Les relations sont donc bonnes malgré les différences politiques. C'est pourquoi le Berliner SC hésite quand quatre internationaux est-allemands demandent à le rejoindre en 1957, maintenant que les conditions d'entraînement y sont correctes. Le club refuse dans un premier temps mais finit par accepter. Il est alors vilipendé par les journaux de l'Est. Deux jeunes transfuges, Gerhard Szengel et Adolf Klier, ne voient pas leur licence validée et sont suspendus un an. Il n'est pas sûr que leur présence aurait suffi à assurer la montée dès la première année. Malgré le retour comme entraîneur d'un certain Heinz Henschel - ce qui fait grincer quelques dents - avant les barrages de promotion 1957, le BSC s'incline 2-6 lors du match de promotion/relégation chez des Preussen Krefeld bien plus forts (2-6). Il obtiennent finalement la montée un an plus tard, en 1958. Ils n'atteignent pas l'élite pour autant, comme ils le pensaient initialement, car la fédération réforme le championnat pour créer une Bundesliga à 8 clubs. L'Oberliga pour laquelle ils se qualifient n'est plus que le deuxième niveau national. Mais pour le club, le plus important était de se sortir du championnat de Berlin, confiné dans une ex-capitale réduite de moitié, isolat au milieu d'un Etat ennemi (la RDA) qui se sentira encore plus coincé quand il sera entouré à partir de 1961 d'un Mur. Le Sénat de Berlin finance ses déplacement en avion vers les villes de l'Ouest (sauf à Bad Nauheim où il se rend par un train qui traverse la frontière)

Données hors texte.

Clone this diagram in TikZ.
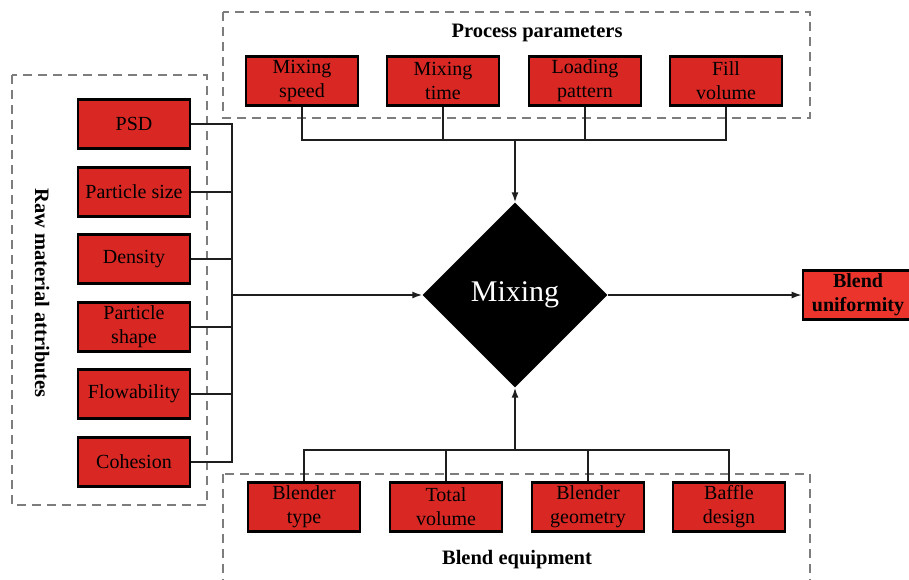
\documentclass[tikz,border=0pt]{standalone}
\usepackage{fontspec}
\setmainfont{Liberation Serif}
\usetikzlibrary{shapes.geometric,arrows.meta}
\definecolor{boxred}{RGB}{217,40,36}
\definecolor{outred}{RGB}{234,52,44}
\definecolor{dashgray}{RGB}{125,125,125}
\definecolor{linegray}{RGB}{30,30,30}
\tikzset{
 attr/.style={draw=black, line width=2.6pt, fill=boxred, minimum width=112pt, minimum height=49pt, inner sep=0pt, align=center, font=\fontsize{20}{24}\selectfont},
 grp/.style={draw=dashgray, line width=1.8pt, dash pattern=on 9pt off 6pt},
 conn/.style={draw=linegray, line width=1.6pt},
 arr/.style={conn, -{Latex[length=10pt,width=7pt]}},
 grptitle/.style={font=\fontsize{20.5}{24}\selectfont\bfseries}
}
\begin{document}
\begin{tikzpicture}[x=1pt,y=-1pt]
\useasboundingbox (0,0) rectangle (909,579);
\fill[white] (0,0) rectangle (909,579);
% group frames
\draw[grp] (223,12) rectangle (810,118);
\draw[grp] (12,75) rectangle (207,505);
\draw[grp] (223,474) rectangle (810,590);
% group titles
\node[grptitle] (tp) at (537,33) {Process parameters};
\node[grptitle, rotate=-90] (tr) at (42,293) {Raw material attributes};
\node[grptitle] (tb) at (517,560) {Blend equipment};
% process parameters
\node[attr] (p1) at (302,81) {Mixing\\speed};
\node[attr] (p2) at (443,81) {Mixing\\time};
\node[attr] (p3) at (585,81) {Loading\\pattern};
\node[attr] (p4) at (726,81) {Fill\\volume};
% raw material attributes
\node[attr] (r1) at (134,124) {PSD};
\node[attr] (r2) at (134,192) {Particle size};
\node[attr] (r3) at (134,259) {Density};
\node[attr] (r4) at (134,327) {Particle\\shape};
\node[attr] (r5) at (134,394) {Flowability};
\node[attr] (r6) at (134,462) {Cohesion};
% blend equipment
\node[attr] (b1) at (304,507) {Blender\\type};
\node[attr] (b2) at (446,507) {Total\\volume};
\node[attr] (b3) at (588,507) {Blender\\geometry};
\node[attr] (b4) at (729,507) {Baffle\\design};
% mixing
\node[diamond, fill=black, minimum width=185pt, minimum height=185pt, inner sep=0pt, text=white, font=\fontsize{30}{34}\selectfont] (mix) at (515,295) {Mixing};
% output
\node[attr, fill=outred, minimum width=110pt, font=\fontsize{20}{24}\selectfont\bfseries] (out) at (858,295) {Blend\\uniformity};
% bus coordinates
\coordinate (tbus) at (515,140);
\coordinate (lbus) at (232,295);
\coordinate (bbus) at (515,450);
% top connectors
\draw[conn] (p1.south) -- (p1.south |- tbus) -- (p4.south |- tbus) -- (p4.south);
\draw[conn] (p2.south) -- (p2.south |- tbus);
\draw[conn] (p3.south) -- (p3.south |- tbus);
\draw[arr] (tbus) -- (mix.north);
% left connectors
\draw[conn] (r1.east) -- (r1.east -| lbus) -- (r6.east -| lbus) -- (r6.east);
\draw[conn] (r2.east) -- (r2.east -| lbus);
\draw[conn] (r3.east) -- (r3.east -| lbus);
\draw[conn] (r4.east) -- (r4.east -| lbus);
\draw[conn] (r5.east) -- (r5.east -| lbus);
\draw[arr] (lbus) -- (mix.west);
% bottom connectors
\draw[conn] (b1.north) -- (b1.north |- bbus) -- (b4.north |- bbus) -- (b4.north);
\draw[conn] (b2.north) -- (b2.north |- bbus);
\draw[conn] (b3.north) -- (b3.north |- bbus);
\draw[arr] (bbus) -- (mix.south);
% output arrow
\draw[arr] (mix.east) -- (out.west);
\end{tikzpicture}
\end{document}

Le joueur-phare de ces années d'Oberliga est Helmut "Tatze" Borsutzki, cas emblématique de l'histoire complexe de la ville. Après avoir débuté "à l'Ouest", au Grunewald TC, et joué deux ans au BSC, il a rejoint en 1954 le SC Einheit Berlin, bien dénommé ("Einheit" = unité) car il attire des joueurs de tout bord, simplement parce qu'il offre les meilleures conditions de pratique du hockey. Du fait de son appartenance à ce club, Borsutzki est sélectionné quatre fois pour l'Allemagne de l'Est et perd notamment le match pour la qualification olympique 1956, devant désigner l'équipe qui représentera l'Allemagne, encore considérée comme un seul pays par le CIO. Peut-être à cause de ce passé, Borsutzki ne sera jamais sélectionné à l'Ouest et sera surnommé par ses coéquipiers le "meilleur hockeyeur n'ayant jamais joué pour l'Allemagne [de l'Ouest]". Revenu en 1958 lorsque le BSC remonte en Oberliga, il devient en 1963 le meilleur buteur de ce championnat de deuxième division avec 44 buts, exactement 2 par match.

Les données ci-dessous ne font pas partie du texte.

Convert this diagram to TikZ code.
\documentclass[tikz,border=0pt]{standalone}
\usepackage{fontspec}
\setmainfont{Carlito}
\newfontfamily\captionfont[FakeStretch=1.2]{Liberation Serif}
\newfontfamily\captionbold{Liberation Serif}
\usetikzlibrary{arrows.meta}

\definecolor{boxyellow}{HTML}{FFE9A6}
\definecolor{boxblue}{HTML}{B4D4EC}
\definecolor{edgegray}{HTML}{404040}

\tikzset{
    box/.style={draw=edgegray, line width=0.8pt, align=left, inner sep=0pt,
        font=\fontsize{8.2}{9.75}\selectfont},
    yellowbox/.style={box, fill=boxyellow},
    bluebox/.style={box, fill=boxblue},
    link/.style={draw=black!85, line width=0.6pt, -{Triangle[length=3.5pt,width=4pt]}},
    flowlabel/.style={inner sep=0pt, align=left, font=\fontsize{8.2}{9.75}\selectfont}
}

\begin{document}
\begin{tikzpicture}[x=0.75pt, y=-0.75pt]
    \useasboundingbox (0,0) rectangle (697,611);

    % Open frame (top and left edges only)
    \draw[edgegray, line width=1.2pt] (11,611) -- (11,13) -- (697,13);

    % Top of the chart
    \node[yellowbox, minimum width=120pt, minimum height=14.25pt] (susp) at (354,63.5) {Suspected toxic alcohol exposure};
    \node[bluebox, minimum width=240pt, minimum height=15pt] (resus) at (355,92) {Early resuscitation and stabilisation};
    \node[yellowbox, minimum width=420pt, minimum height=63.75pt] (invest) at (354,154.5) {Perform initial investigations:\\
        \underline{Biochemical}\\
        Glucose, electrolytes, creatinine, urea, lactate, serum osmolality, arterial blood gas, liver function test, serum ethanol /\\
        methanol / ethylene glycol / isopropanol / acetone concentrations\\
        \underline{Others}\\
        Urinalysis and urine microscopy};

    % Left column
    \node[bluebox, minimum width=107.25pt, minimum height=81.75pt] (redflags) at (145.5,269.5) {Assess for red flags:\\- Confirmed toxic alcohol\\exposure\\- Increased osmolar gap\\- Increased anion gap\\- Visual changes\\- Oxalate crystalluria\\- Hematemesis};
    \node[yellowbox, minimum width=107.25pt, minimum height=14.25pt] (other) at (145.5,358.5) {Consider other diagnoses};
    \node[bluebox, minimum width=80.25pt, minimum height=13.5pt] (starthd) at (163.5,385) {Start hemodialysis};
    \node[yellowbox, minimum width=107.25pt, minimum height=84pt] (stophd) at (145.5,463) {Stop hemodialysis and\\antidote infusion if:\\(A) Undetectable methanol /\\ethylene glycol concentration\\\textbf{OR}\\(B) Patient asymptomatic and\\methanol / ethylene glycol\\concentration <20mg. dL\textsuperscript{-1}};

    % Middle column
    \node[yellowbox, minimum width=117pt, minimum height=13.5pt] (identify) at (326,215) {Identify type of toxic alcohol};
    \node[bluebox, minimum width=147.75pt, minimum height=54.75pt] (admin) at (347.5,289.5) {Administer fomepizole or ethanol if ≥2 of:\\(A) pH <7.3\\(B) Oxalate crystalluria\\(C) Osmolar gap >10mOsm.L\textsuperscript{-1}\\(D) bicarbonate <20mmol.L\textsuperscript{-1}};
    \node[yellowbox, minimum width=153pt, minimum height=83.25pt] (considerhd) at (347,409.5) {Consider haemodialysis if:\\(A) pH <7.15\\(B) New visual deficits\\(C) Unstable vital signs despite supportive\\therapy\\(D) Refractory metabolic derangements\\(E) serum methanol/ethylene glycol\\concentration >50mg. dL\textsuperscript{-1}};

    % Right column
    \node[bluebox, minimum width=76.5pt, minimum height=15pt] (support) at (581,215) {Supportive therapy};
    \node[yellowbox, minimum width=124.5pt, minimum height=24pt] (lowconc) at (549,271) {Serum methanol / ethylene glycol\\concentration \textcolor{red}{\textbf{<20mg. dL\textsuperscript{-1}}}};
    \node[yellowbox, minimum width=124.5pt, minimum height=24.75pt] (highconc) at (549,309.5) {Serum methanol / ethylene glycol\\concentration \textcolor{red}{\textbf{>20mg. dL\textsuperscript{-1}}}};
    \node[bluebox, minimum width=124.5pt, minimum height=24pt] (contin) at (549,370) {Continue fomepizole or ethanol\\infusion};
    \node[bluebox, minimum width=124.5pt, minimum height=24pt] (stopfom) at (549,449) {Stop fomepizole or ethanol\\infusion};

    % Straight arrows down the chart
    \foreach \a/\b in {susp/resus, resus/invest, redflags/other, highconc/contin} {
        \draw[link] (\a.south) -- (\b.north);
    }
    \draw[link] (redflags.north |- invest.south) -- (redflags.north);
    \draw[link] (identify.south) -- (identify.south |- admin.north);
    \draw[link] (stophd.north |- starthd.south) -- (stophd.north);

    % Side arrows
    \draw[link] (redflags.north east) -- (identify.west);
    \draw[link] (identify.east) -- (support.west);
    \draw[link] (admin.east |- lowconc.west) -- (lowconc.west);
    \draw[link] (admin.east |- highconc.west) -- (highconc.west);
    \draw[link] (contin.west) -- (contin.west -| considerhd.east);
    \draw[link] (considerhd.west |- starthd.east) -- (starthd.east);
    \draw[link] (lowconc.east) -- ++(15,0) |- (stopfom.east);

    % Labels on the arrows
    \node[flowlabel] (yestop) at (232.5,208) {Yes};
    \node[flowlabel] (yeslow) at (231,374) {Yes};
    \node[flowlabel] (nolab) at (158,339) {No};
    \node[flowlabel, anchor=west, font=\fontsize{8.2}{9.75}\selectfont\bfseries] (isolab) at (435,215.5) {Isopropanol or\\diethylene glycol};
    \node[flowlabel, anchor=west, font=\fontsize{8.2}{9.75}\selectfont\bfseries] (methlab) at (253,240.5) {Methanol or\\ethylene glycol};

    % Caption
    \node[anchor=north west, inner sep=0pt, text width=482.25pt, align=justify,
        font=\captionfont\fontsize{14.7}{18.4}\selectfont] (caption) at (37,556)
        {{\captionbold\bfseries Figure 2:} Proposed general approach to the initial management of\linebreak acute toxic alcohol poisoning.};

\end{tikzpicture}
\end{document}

Ce buteur est un peu seul car le Berliner SC est à la peine. Les 4000 places en tribune de la patinoire Neukölln sont souvent vides, et le club n'arrive guère à former des joueurs de niveau adéquat. Il se sauve seulement dans un barrage de relégation en 1962. Un nouveau gardien berlinois revient de Mannheim, Bernhard Seiffert, un des premiers joueurs allemands à avoir joué au Canada (chez une des meilleures équipes amateurs, les Whitby Dunlops, alors qu'il travaillait à Toronto. Il a un bon niveau - au point d'être appelé en équipe nationale le temps d'un match - et stabilise en milieu de tableau un club qui a légèrement modifié sa dénomination. Le Berliner Schlittschuh Club décide en 1963 que son abréviation sera désormais "BSchC" et non plus "BSC", pour se différencier des autres clubs berlinois aux mêmes initiales (surtout le Berliner Sport Club).

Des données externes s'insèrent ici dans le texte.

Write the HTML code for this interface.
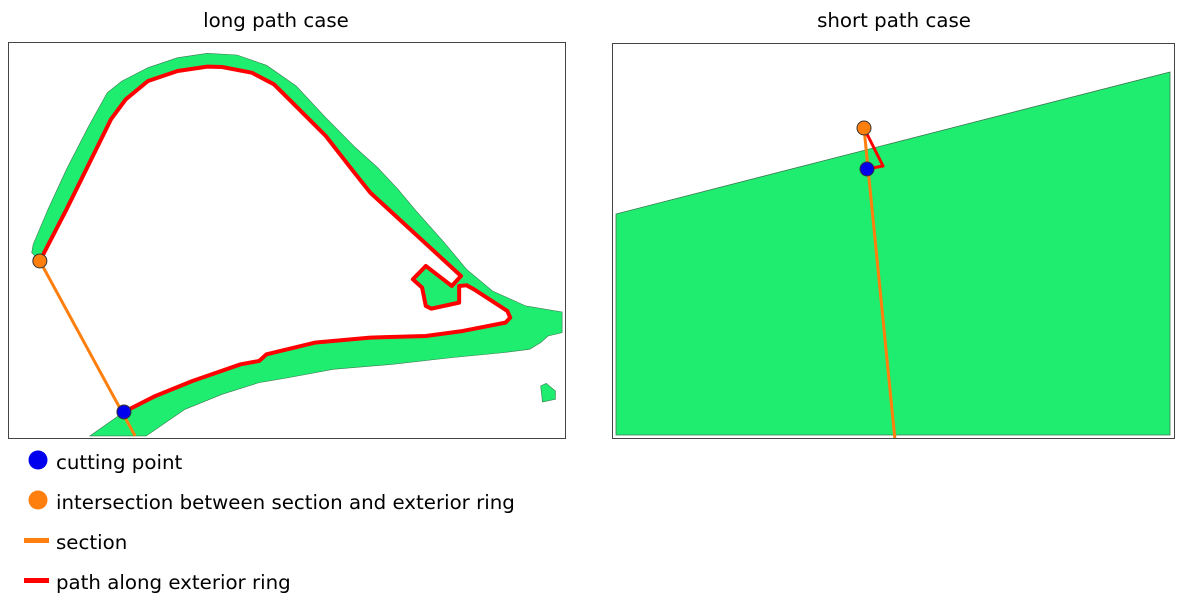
<!DOCTYPE html>
<html><head><meta charset="utf-8"><style>
body{margin:0;background:#fff;}
svg{display:block;font-family:"DejaVu Sans","Liberation Sans",sans-serif;}
</style></head><body>
<svg width="1182" height="600" viewBox="0 0 1182 600">
<defs>
<clipPath id="cl"><rect x="8" y="42" width="557" height="396"/></clipPath>
<clipPath id="cr"><rect x="612" y="43" width="562" height="395"/></clipPath>
</defs>
<text x="276" y="27" font-size="19.8" text-anchor="middle">long path case</text>
<text x="894" y="27" font-size="19.8" text-anchor="middle">short path case</text>

<g clip-path="url(#cl)">
<g id="leftg" transform="translate(-0.15,39.33) scale(0.3704,0.3333)"></g>
</g>
<rect x="8.5" y="42.5" width="557" height="396" fill="none" stroke="#444" stroke-width="1"/>

<g clip-path="url(#cr)">
<polygon points="616,214 1170,72 1170,435 616,435" fill="#1fed70" stroke="#3a7a50" stroke-width="0.8"/>
<line x1="864" y1="128" x2="895" y2="440" stroke="#ff7f0e" stroke-width="3"/>
<polyline points="864,128 883,166 867,169" fill="none" stroke="#ff0000" stroke-width="3" stroke-linejoin="round"/>
<circle cx="864" cy="128" r="7" fill="#ff7f0e" stroke="#333"/>
<circle cx="867" cy="169" r="7" fill="#0000ee" stroke="#333"/>
</g>
<rect x="612.5" y="43.5" width="562" height="395" fill="none" stroke="#444" stroke-width="1"/>

<g font-size="19.8">
<circle cx="38" cy="460" r="9.5" fill="#0000ee"/>
<text x="56" y="469">cutting point</text>
<circle cx="38" cy="500" r="9.5" fill="#ff7f0e"/>
<text x="56" y="509">intersection between section and exterior ring</text>
<rect x="24" y="538" width="25" height="5" fill="#ff7f0e"/>
<text x="56" y="549">section</text>
<rect x="24" y="578" width="25" height="5" fill="#ff0000"/>
<text x="56" y="589">path along exterior ring</text>
</g>
</svg>
<script>
const outerEdge=[[86,640],[90,615],[130,510],[180,390],[240,260],[290,160],[330,125],[400,85],[480,55],[560,42],[640,47],[720,78],[800,140],[880,235],[960,325],[1020,385],[1075,450],[1120,510],[1200,610],[1260,690],[1330,755],[1420,800],[1518,818],[1518,880],[1480,890],[1460,910],[1430,930],[1360,940],[1220,955],[1060,975],[900,990],[780,1015],[700,1030],[600,1065],[500,1110],[395,1190],[243,1190]];
const redPath=[[335,1118],[420,1070],[520,1025],[650,975],[700,965],[720,945],[850,910],[1000,895],[1150,890],[1250,875],[1365,850],[1378,835],[1370,815],[1280,750],[1260,738],[1240,740],[1240,790],[1165,808],[1150,800],[1140,745],[1115,720],[1150,680],[1220,740],[1245,710],[1000,460],[950,390],[880,290],[790,190],[740,135],[680,100],[600,83],[560,82],[480,95],[400,125],[340,180],[300,240],[240,375],[180,510],[108,665]];
const island=[[1460,1040],[1475,1032],[1500,1055],[1500,1080],[1465,1088]];
const sectionLine=[[108,665],[365,1190]];
const cutPt=[335,1118], interPt=[108,665];
const NS='http://www.w3.org/2000/svg';
const g=document.getElementById('leftg');
const pts=a=>a.map(p=>p.join(',')).join(' ');
function mk(tag,attrs){const e=document.createElementNS(NS,tag);for(const k in attrs)e.setAttribute(k,attrs[k]);g.appendChild(e);return e;}
let poly=mk('polygon',{points:pts(outerEdge.concat(redPath)),fill:'#1fed70',stroke:'#3a7a50','stroke-width':0.6,'vector-effect':'non-scaling-stroke'});


let isl=mk('polygon',{points:pts(island),fill:'#1fed70',stroke:'#3a7a50','stroke-width':0.6,'vector-effect':'non-scaling-stroke'});


let sec=mk('polyline',{points:pts(sectionLine),fill:'none',stroke:'#ff7f0e','stroke-width':3,'vector-effect':'non-scaling-stroke'});


let rp=mk('polyline',{points:pts(redPath),fill:'none',stroke:'#ff0000','stroke-width':4,'stroke-linejoin':'round','vector-effect':'non-scaling-stroke'});


let o=mk('ellipse',{cx:interPt[0],cy:interPt[1],rx:7*2.7,ry:7*3,fill:'#ff7f0e',stroke:'#333','stroke-width':1,'vector-effect':'non-scaling-stroke'});


let b=mk('ellipse',{cx:cutPt[0],cy:cutPt[1],rx:7*2.7,ry:7*3,fill:'#0000ee',stroke:'#333','stroke-width':1,'vector-effect':'non-scaling-stroke'});


</script>
</body></html>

L'élargissement de la Bundesliga à dix équipes en 1965 fait monter les grands clubs rhénans. Le BSchC a une carte à jouer face à des concurrents bavarois. Le départ du gardien Seiffert sans accord du club (qui lui vaudra un an de suspension avant de pouvoir rejouer avec Bad Tölz) est étonnamment bien compensé par son habituelle doublure Jürgen Seelmann. L'effectif s'est élargi avec plusieurs recrues, mais le joueur-clé est toujours "Tatze" Borsutzki. Il inscrit trois buts dans la finale 1966 pour renverser le score de 0-5 à 8-6 contre Landsberg dans un match de légende... qui sera son dernier avec le club.

Un architecte pour reconstruire le colosse déchu

La montée en Bundesliga est alors un échec prévisible. L'arrivée de Walter Schacherbauer (Riessersee), qui a l'expérience de la Bundesliga, ne suffit pas à compenser le départ de Borsutzki. Les Berlinois redescendent aussitôt et la section hockey se divise tant parmi les dirigeants - avec une élection à une voix près qui est refaite une seconde fois - que dans le vestiaire, qui vit un exode chez le club concurrent, les BFC Preussen. En 1968/69, le BSchC se qualfie in extremis devant son concurrent pour une poule de promotion... qu'il finit à bout de souffle. Les joueurs s'en vont, l'entraîneur aussi. Le club demande une double dérogation à la fédération : la rétrogradation volontaire en ligue régionale et l'autorisation d'y être dirigé par un entraîneur sans diplôme - et donc bénévole (l'ancien joueur Rolf Brand).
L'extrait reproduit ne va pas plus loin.